6. Track Performance and Clean Up Data Regularly

Lead management is never “set it and forget it.” Use Leadangel’s reporting to keep your process honest.

  • Monitor lead acceptance and follow-up rates
  • Spot slow responders or dead leads
  • Identify duplicate or stale records

Schedule a monthly review of:

  • Which partners are working leads
  • Which leads went nowhere (and why)
  • Emerging routing issues (new markets, changes in partner coverage)

What works: Leadangel’s basic reporting is good enough for most needs. Export to Excel if you want to slice and dice more deeply.

What doesn’t: Don’t expect Leadangel to fix partner motivation problems. If someone isn’t following up, no tool can change their behavior.


7. Iterate: Improve Rules and Take Out the Trash

No process is perfect out of the gate. Expect to tweak your routing rules and partner list as reality sets in.

  • Adjust rules based on what’s actually happening (not just complaints)
  • Retire inactive partners from the assignment pool
  • Simplify rules if they get too convoluted

Pro Tip: Ask partners for quick feedback after a quarter. What’s working? What’s a pain? Use this, but don’t try to please everyone—optimize for clarity and speed.


Honest Take: Where Leadangel Shines (and Where It Doesn’t)

Strengths: - Clean, logical routing rules for B2B channel leads - Good integrations (especially with Salesforce) - Straightforward partner portal

Weak spots: - If your CRM or lead data is a disaster, Leadangel won’t save you - Overly complex rules lead to confusion—keep it simple - The “AI” features are meh unless you’re already tight on data quality

Don’t get distracted by shiny dashboards. The value is in fast, fair routing and tracking, not in having a million reports.

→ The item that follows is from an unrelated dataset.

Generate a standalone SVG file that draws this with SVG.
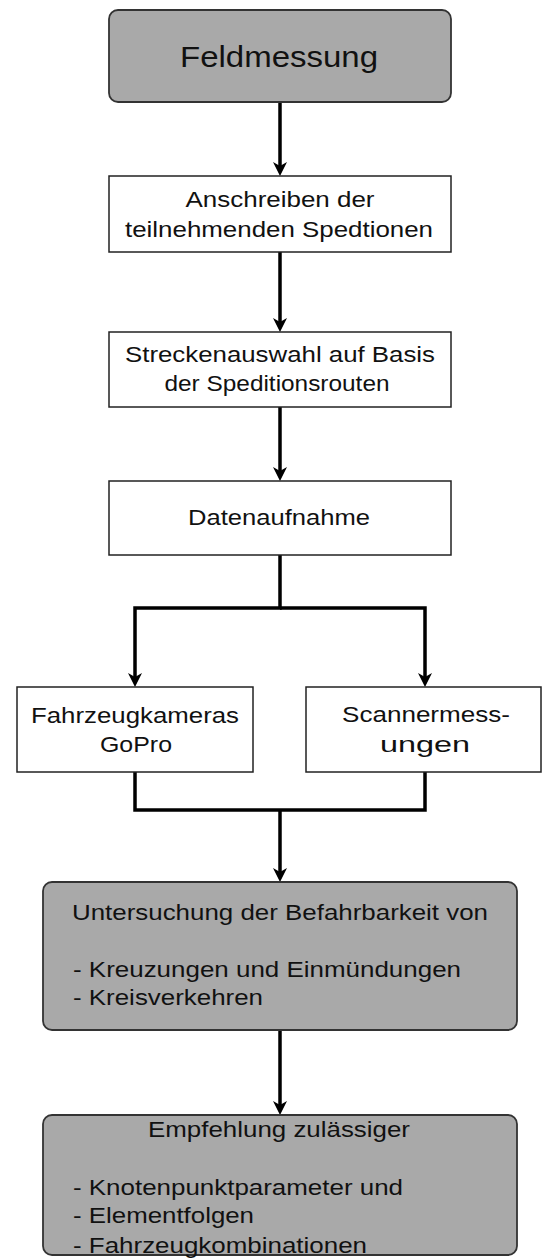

Keep It Simple and Make It Routine

Managing channel partner leads is mostly about discipline, not software. Use Leadangel to automate the boring stuff, but don’t overthink it. Start with basic rules, get feedback, and iterate. And remember—tools don’t close deals, people do. Stick to what works, clean up as you go, and don’t let the perfect be the enemy of the good.